▼▼▼

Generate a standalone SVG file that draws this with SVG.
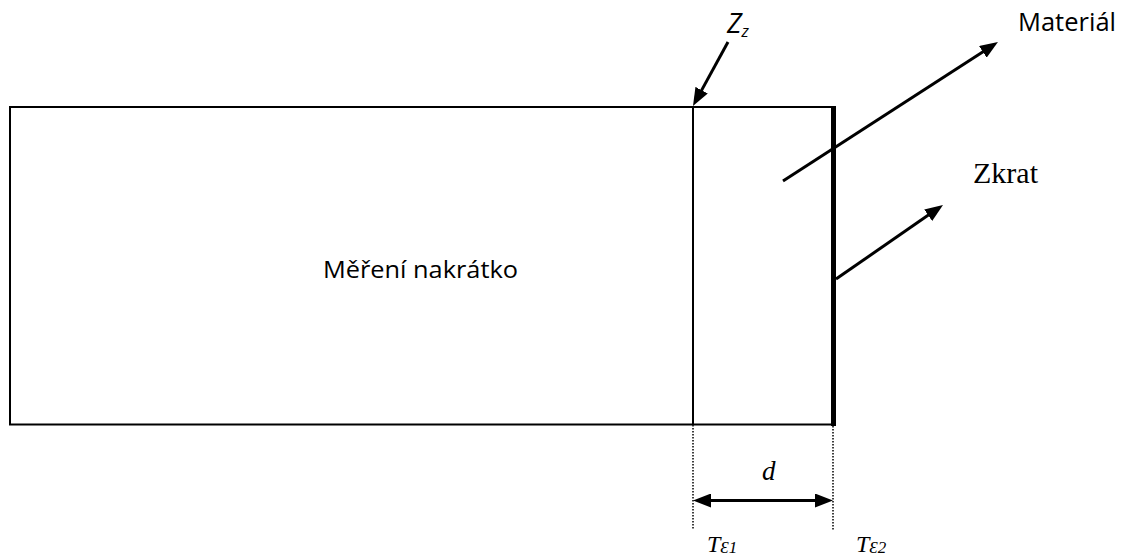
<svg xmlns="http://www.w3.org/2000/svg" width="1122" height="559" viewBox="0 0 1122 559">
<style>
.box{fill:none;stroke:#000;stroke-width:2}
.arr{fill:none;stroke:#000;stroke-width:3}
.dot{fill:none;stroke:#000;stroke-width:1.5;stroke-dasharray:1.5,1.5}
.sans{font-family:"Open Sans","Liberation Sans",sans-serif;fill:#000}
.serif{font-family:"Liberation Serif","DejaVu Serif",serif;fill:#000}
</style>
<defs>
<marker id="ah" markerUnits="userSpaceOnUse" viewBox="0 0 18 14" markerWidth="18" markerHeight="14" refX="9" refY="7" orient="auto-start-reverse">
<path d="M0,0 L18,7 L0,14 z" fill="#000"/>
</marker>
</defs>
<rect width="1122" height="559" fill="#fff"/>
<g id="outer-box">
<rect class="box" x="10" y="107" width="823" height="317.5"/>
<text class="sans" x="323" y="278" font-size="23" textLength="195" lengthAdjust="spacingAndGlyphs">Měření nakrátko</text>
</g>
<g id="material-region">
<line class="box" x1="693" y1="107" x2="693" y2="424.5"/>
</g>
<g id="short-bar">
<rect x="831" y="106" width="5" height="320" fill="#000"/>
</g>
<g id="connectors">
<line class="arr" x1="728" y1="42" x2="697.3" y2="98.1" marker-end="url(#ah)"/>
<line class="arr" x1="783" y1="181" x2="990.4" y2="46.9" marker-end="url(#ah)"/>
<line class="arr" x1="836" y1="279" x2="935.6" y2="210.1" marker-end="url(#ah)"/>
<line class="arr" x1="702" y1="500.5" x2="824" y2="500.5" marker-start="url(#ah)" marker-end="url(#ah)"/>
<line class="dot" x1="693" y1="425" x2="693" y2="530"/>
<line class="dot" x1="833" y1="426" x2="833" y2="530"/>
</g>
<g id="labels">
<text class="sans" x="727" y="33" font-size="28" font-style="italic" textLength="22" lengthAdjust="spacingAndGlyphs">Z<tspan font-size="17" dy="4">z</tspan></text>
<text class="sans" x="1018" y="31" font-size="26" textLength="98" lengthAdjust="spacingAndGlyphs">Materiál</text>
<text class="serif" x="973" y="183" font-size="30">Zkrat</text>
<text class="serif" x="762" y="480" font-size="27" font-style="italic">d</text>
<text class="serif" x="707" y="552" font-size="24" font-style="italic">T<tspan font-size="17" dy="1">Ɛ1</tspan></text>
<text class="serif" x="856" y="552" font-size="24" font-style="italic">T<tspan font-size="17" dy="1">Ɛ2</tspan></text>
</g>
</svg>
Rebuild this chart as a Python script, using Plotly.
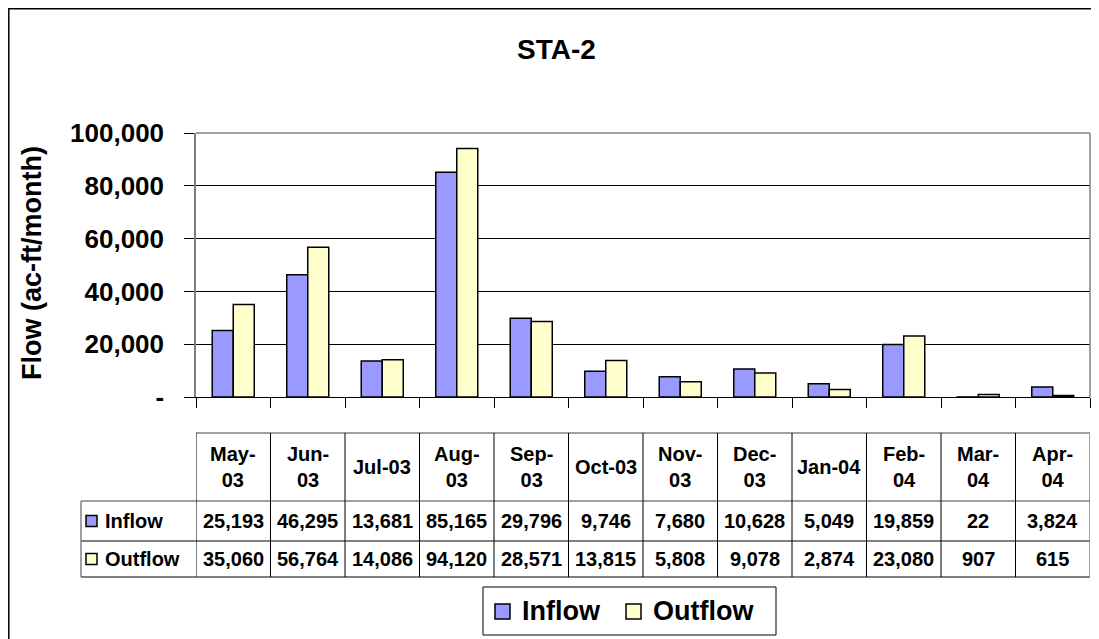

▲▲▲

- TASK REQUIREMENTS -
Quote all of the entries word for word, omitting any pictures.

- EXPECTED ANSWER -
Generate a standalone SVG file that draws this with SVG.
<svg xmlns="http://www.w3.org/2000/svg" width="1122" height="559" viewBox="0 0 1122 559">
<style>
.box{fill:none;stroke:#000;stroke-width:2}
.arr{fill:none;stroke:#000;stroke-width:3}
.dot{fill:none;stroke:#000;stroke-width:1.5;stroke-dasharray:1.5,1.5}
.sans{font-family:"Open Sans","Liberation Sans",sans-serif;fill:#000}
.serif{font-family:"Liberation Serif","DejaVu Serif",serif;fill:#000}
</style>
<defs>
<marker id="ah" markerUnits="userSpaceOnUse" viewBox="0 0 18 14" markerWidth="18" markerHeight="14" refX="9" refY="7" orient="auto-start-reverse">
<path d="M0,0 L18,7 L0,14 z" fill="#000"/>
</marker>
</defs>
<rect width="1122" height="559" fill="#fff"/>
<g id="outer-box">
<rect class="box" x="10" y="107" width="823" height="317.5"/>
<text class="sans" x="323" y="278" font-size="23" textLength="195" lengthAdjust="spacingAndGlyphs">Měření nakrátko</text>
</g>
<g id="material-region">
<line class="box" x1="693" y1="107" x2="693" y2="424.5"/>
</g>
<g id="short-bar">
<rect x="831" y="106" width="5" height="320" fill="#000"/>
</g>
<g id="connectors">
<line class="arr" x1="728" y1="42" x2="697.3" y2="98.1" marker-end="url(#ah)"/>
<line class="arr" x1="783" y1="181" x2="990.4" y2="46.9" marker-end="url(#ah)"/>
<line class="arr" x1="836" y1="279" x2="935.6" y2="210.1" marker-end="url(#ah)"/>
<line class="arr" x1="702" y1="500.5" x2="824" y2="500.5" marker-start="url(#ah)" marker-end="url(#ah)"/>
<line class="dot" x1="693" y1="425" x2="693" y2="530"/>
<line class="dot" x1="833" y1="426" x2="833" y2="530"/>
</g>
<g id="labels">
<text class="sans" x="727" y="33" font-size="28" font-style="italic" textLength="22" lengthAdjust="spacingAndGlyphs">Z<tspan font-size="17" dy="4">z</tspan></text>
<text class="sans" x="1018" y="31" font-size="26" textLength="98" lengthAdjust="spacingAndGlyphs">Materiál</text>
<text class="serif" x="973" y="183" font-size="30">Zkrat</text>
<text class="serif" x="762" y="480" font-size="27" font-style="italic">d</text>
<text class="serif" x="707" y="552" font-size="24" font-style="italic">T<tspan font-size="17" dy="1">Ɛ1</tspan></text>
<text class="serif" x="856" y="552" font-size="24" font-style="italic">T<tspan font-size="17" dy="1">Ɛ2</tspan></text>
</g>
</svg>
Rebuild this chart as a Python script, using Plotly.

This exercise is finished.